My observation is that most of the time invested in building and deploying machine learning is not spent on algorithms and models. Instead, it is spent on the most mundane of tasks: data preparation, data movement, feature extraction, etc. These are a necessary evil and the place where most risk in a data science project resides; garbage-in/garbage-out leads to low certainty.
With the newly announced IBM Integrated Analytics System, we aspire to solve 2 problems that I see in every organization:
1) A desire to apply data science and machine learning at scale. Now, and with certainty.
2) The intent to move to cloud, to accelerate digital transformation.
We started with the assumption of large data sets. Whether on public cloud, private cloud, Hadoop, data warehouse, or otherwise, the ideal solution enables federation across all data types and locations. With our common SQL engine, this is easy.
Once you can easily access all data, the next challenge is to apply data science and machine learning: building, training, and deploying models.
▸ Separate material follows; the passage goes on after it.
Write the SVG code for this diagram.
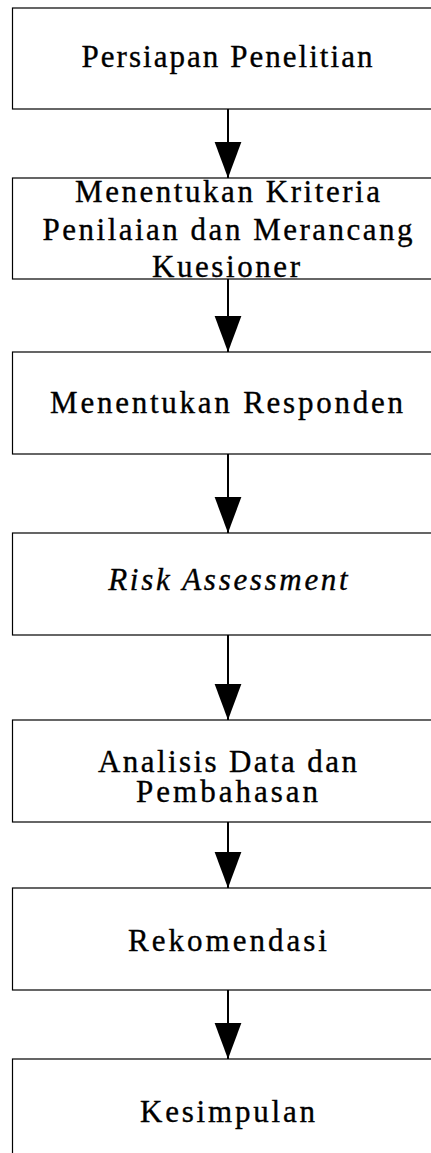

And then, via feedback loops, leveraging those models to make predictions and automate previously manual tasks. Fundamentally, those are the 2 reasons to focus on data science: predictions and automation.
Lastly, moving to the cloud is now as simple as a click of a button. With a common codebase across private and public cloud, it is easy to move data and run applications wherever is preferred. With Data Science Experience, you build models where you want (private or public cloud) and deploy to either environment. Your data is limited by your imagination, not your firewall.
***
AI is fundamentally about using machine learning and deep learning techniques to enable applications that are built on data. Every organization that aspires to a data culture has to pick a place to start. Deep learning will make data accessible that previously was not; if that will create momentum, with a high chance of success, that is where you should start. For other organizations, better predictions and automation will beget a data culture. Regardless of which path you choose, the objective is the same: do data science faster.